Leo Tolstoy’s novel concerns Keira Knightley as the title character, a seemingly happily married woman living with her well-to-do politician husband, Jude Law, and their young son in St. Petersburg in 1874. On a trip to Moscow she strikes up a conversation with Olivia Williams as a countess with a son in the military, Aaron Taylor-Johnson. Entranced by her Taylor-Johnson follows her back to St. Petersburg and continues to show up wherever she is, until he confesses his love and lures her into a physical relationship. Deciding that her love for him trumps that of Law in their marriage she makes no attempt to be secretive about the affair, prompting Law to divorce her. It’s a typical nineteenth century European romance in which the decorum of high society dictates not only proper behavior, but the punishments for deviation from proper behavior.

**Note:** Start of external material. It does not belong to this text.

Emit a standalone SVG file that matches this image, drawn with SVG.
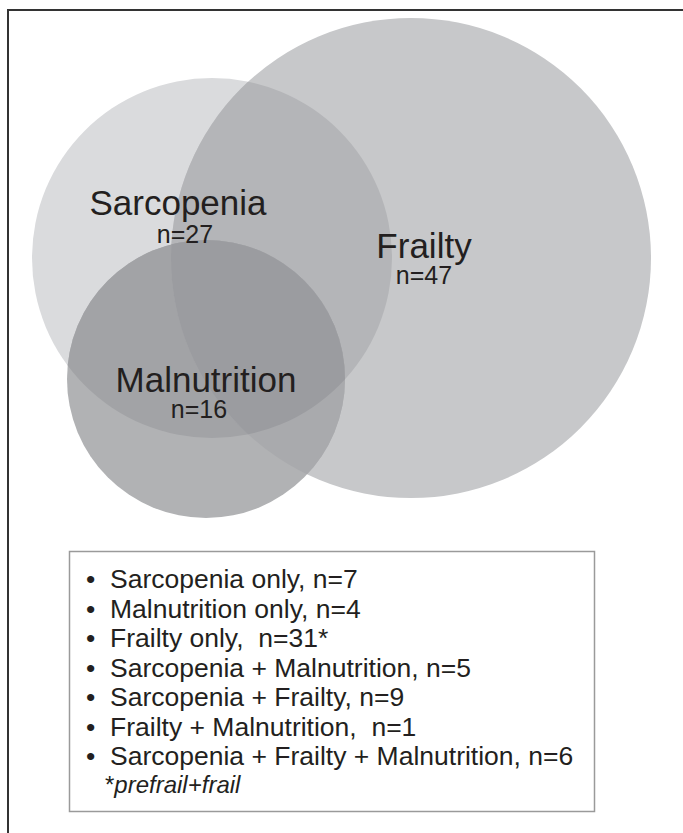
<svg xmlns="http://www.w3.org/2000/svg" width="683" height="833" viewBox="0 0 683 833">
<style>
.lbl{font-family:"Liberation Sans",Arial,sans-serif;fill:#231f20;text-anchor:middle}
.big{font-size:35px}
.n{font-size:25px}
.leg{font-family:"Liberation Sans",Arial,sans-serif;font-size:26.5px;fill:#231f20}
.foot{font-family:"Liberation Sans",Arial,sans-serif;font-size:24px;fill:#231f20;font-style:italic}
</style>
<defs>
<clipPath id="cS"><circle cx="212" cy="258" r="180"/></clipPath>
<clipPath id="cF"><circle cx="411" cy="258" r="240"/></clipPath>
</defs>
<rect width="683" height="833" fill="#ffffff"/>
<path d="M8,833 V10 H683" fill="none" stroke="#333" stroke-width="2"/>
<g id="sarcopenia">
<circle cx="212" cy="258" r="180" fill="#dadbdd"/>
</g>
<g id="frailty">
<circle cx="411" cy="258" r="240" fill="#c7c8ca"/>
<circle cx="411" cy="258" r="240" fill="#b4b5b8" clip-path="url(#cS)"/>
</g>
<g id="malnutrition">
<circle cx="206" cy="379" r="139" fill="#b1b2b4"/>
<circle cx="206" cy="379" r="139" fill="#a2a3a6" clip-path="url(#cS)"/>
<circle cx="206" cy="379" r="139" fill="#a9aaad" clip-path="url(#cF)"/>
<g clip-path="url(#cS)"><circle cx="206" cy="379" r="139" fill="#9b9ca0" clip-path="url(#cF)"/></g>
</g>
<g id="labels">
<text class="lbl big" x="178" y="215">Sarcopenia</text>
<text class="lbl n" x="185" y="243">n=27</text>
<text class="lbl big" x="424" y="258">Frailty</text>
<text class="lbl n" x="424" y="284">n=47</text>
<text class="lbl big" x="206" y="392">Malnutrition</text>
<text class="lbl n" x="199" y="418">n=16</text>
</g>
<g id="legend">
<rect x="69.5" y="551.5" width="525" height="260" fill="#ffffff" stroke="#9a9a9a" stroke-width="1.5"/>
<text class="leg" x="86" y="588">•</text><text class="leg" x="110" y="588">Sarcopenia only, n=7</text>
<text class="leg" x="86" y="617.5">•</text><text class="leg" x="110" y="617.5">Malnutrition only, n=4</text>
<text class="leg" x="86" y="647">•</text><text class="leg" x="110" y="647" xml:space="preserve">Frailty only,  n=31*</text>
<text class="leg" x="86" y="676.5">•</text><text class="leg" x="110" y="676.5">Sarcopenia + Malnutrition, n=5</text>
<text class="leg" x="86" y="706">•</text><text class="leg" x="110" y="706">Sarcopenia + Frailty, n=9</text>
<text class="leg" x="86" y="735.5">•</text><text class="leg" x="110" y="735.5" xml:space="preserve">Frailty + Malnutrition,  n=1</text>
<text class="leg" x="86" y="765">•</text><text class="leg" x="110" y="765">Sarcopenia + Frailty + Malnutrition, n=6</text>
<text class="foot" x="105" y="793"><tspan font-style="normal">*</tspan>prefrail+frail</text>
</g>
</svg>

The conceit of the film is that the audience is watching a stage production of the story, and in that sense the production is remarkable, flowing effortlessly backstage, in the wings, in front of the stage and up in the catwalks. It’s quite startling in its effect, actors backstage simulating people on the street out walking, doors that open onto the next scene, etc. I’m fairly certain that if the film had kept to that vision of the story the film would have been nominated for an Oscar. As it is, there are stretches in which the story seamlessly becomes a conventional period piece. It’s just as well done, but the problem becomes that it’s too easy to be taken in by the story and forget the overall conceit. When the actors suddenly appear on stage again it’s a jolt that is not very enjoyable for the audience, and the constant back and forth makes it too difficult to suspend disbelief.

Knightly, as always, is spectacular. Not on par with The Duchess, perhaps, but still quite in her element. Another treat is Matthew Macfadyen as her brother. Reunited from Pride and Prejudice, they have become something of a stock company for Wright and they work very well in their scenes together. Taylor-Johnson would not have been my first choice as the young count, but he grows on you after a while. The score by Dario Marianelli is what gives the film its Broadway flavor, that and the broader acting style than would normally be called for in a romance of this type. At the end of the day, however, I’m rather ambivalent about the film, as I wanted to like it a lot more than I did. I certainly enjoyed Knightley, as I always do, but ultimately Anna Karenina’s mix of styles didn’t work for me.